NYPD systematically games CompStat, their defect tracking system - OllieJones
http://www.nytimes.com/2011/12/31/nyregion/nypd-leaves-offenses-unrecorded-to-keep-crime-rates-down.html
It looks like a self-defeating practice of bad software development teams has hit the big time. The managers of the police department of New York City are, according to this newspaper article, systematically under-reporting crimes to make themselves look good.  This CompStat system, before they figured out how to manipulate it, was successful at helping the NYPD allocate their officers to where they were really needed.  But no more.
======
GiraffeNecktie
Is this the fate of all management reporting systems? I work for a large
government department that has a project "dashboard" (actually a big ugly mess
o' spreadsheet) that is supposed to show senior executives which projects are
falling behind. Of course, the dashboard is totally gamed to always show
everything as 'green' no matter how far behind and overspent the project is.
The easiest way of doing that is by quietly descoping what used to be critical
requirements (i.e. the stuff that would make it actually usable by the people
on the front line). The senior executives get their performance bonuses, the
middle managers get promoted, the IT staff get to keep their jobs. Everyone's
happy (except the people who have to use and support these three legged dogs)

------
danso
This is sickening at all levels.

From the police officer who shirks their duty to serve and protect out of
bureaucratic cowardice and laziness. The administrators who don't seem too
curious to find out if the 21st century has yet invented a better, more
convenient way for officers to log crimes.
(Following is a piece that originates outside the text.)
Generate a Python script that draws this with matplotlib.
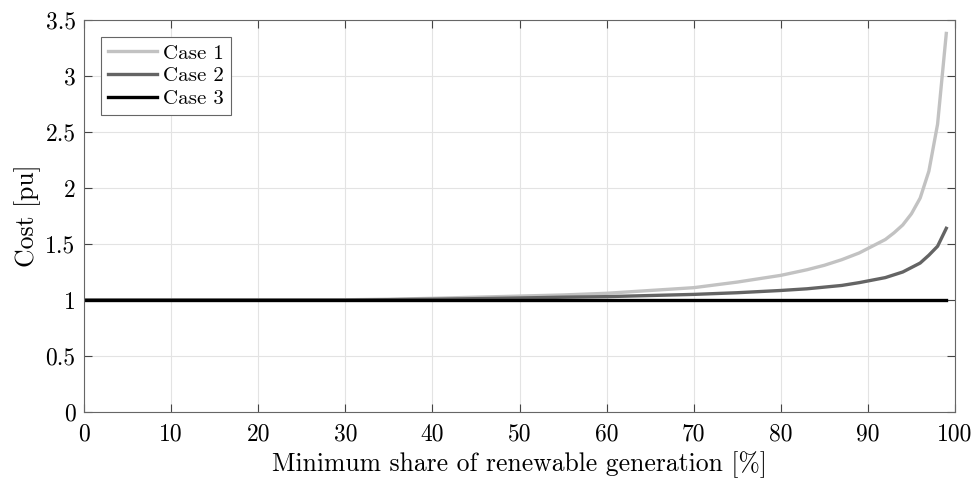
import matplotlib
matplotlib.use('Agg')
import matplotlib.pyplot as plt

# data
share = [0, 10, 20, 30, 35, 40, 45, 50, 55, 60, 65, 70, 75, 80, 83, 85, 87, 89,
         90, 91, 92, 93, 94, 95, 96, 97, 98, 99]
case1 = [1, 1, 1, 1.002, 1.007, 1.015, 1.025, 1.035, 1.045, 1.06, 1.085, 1.11,
         1.16, 1.22, 1.27, 1.31, 1.36, 1.42, 1.46, 1.50, 1.54, 1.60, 1.67, 1.77,
         1.91, 2.15, 2.57, 3.38]
case2 = [1, 1, 1, 1, 1.003, 1.007, 1.012, 1.018, 1.025, 1.03, 1.04, 1.05, 1.065,
         1.085, 1.10, 1.115, 1.13, 1.155, 1.17, 1.185, 1.20, 1.225, 1.25, 1.29,
         1.33, 1.40, 1.48, 1.64]
case3_x = [0, 99]
case3 = [1, 1]

xticks = list(range(0, 101, 10))
yticks = [0, 0.5, 1, 1.5, 2, 2.5, 3, 3.5]

plt.rcParams['font.family'] = ['cmr10', 'DejaVu Serif']
plt.rcParams['mathtext.fontset'] = 'cm'
plt.rcParams['axes.formatter.use_mathtext'] = True

fig = plt.figure(figsize=(9.74, 4.79), dpi=100)
ax = fig.add_axes([84 / 974, 67 / 479, 871 / 974, 392 / 479])

ax.plot(share, case1, color='#c2c2c2', lw=2.4, label='Case 1')
ax.plot(share, case2, color='#646464', lw=2.4, label='Case 2')
ax.plot(case3_x, case3, color='black', lw=2.4, label='Case 3')

ax.set_xlim(0, 100)
ax.set_ylim(0, 3.5)
ax.set_xticks(xticks)
ax.set_yticks(yticks)
ax.set_xticklabels([str(t) for t in xticks])
ax.set_yticklabels(['0', '0.5', '1', '1.5', '2', '2.5', '3', '3.5'])
ax.tick_params(direction='in', top=True, right=True, labelsize=17, length=6,
               color='#444444')
ax.tick_params(axis='x', pad=8)
ax.tick_params(axis='y', pad=6)
ax.grid(True, color='#e3e3e3', lw=0.8)
for s in ax.spines.values():
    s.set_color('#666666')

ax.set_xlabel('Minimum share of renewable generation [%]', fontsize=18.5, labelpad=4)
ax.set_ylabel('Cost [pu]', fontsize=18.5, labelpad=3)

leg = ax.legend(loc='upper left', fontsize=15, fancybox=False, framealpha=1,
                edgecolor='#666666', handlelength=2.35, borderpad=0.35,
                labelspacing=0.2, handletextpad=0.3, borderaxespad=0.8)
leg.get_frame().set_linewidth(0.8)

fig.savefig('out.png', dpi=100)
And of course, the politicians and
higher-ups who think that crime numbers can and must perpetually slink toward
zero.

Most alarming is the lack of our authorities to grasp cause and effect and
basic statistics. The article notes that crime has fallen so low that even one
felony causes a stir. I'm just a citizen but even I know that shit happens.
Moreover, when crime reaches a low enough point, policing effectiveness may
not be the main factor in crime occurrence...things like infrastructure (e.g.
night lights) and social spending may be more of a determinant

------
pasbesoin
"This American Life" had a segment some months (a few years?) back that
covered this from the perspective of a cop who documented it and was
ultimately, incorrectly committed to a mental hospital by his superiors in a
horrible attempt at intimidation and control.

Absolutely disgusting. But also part of a number of things / instances of
reporting that have made clear to me that such things are not unusual.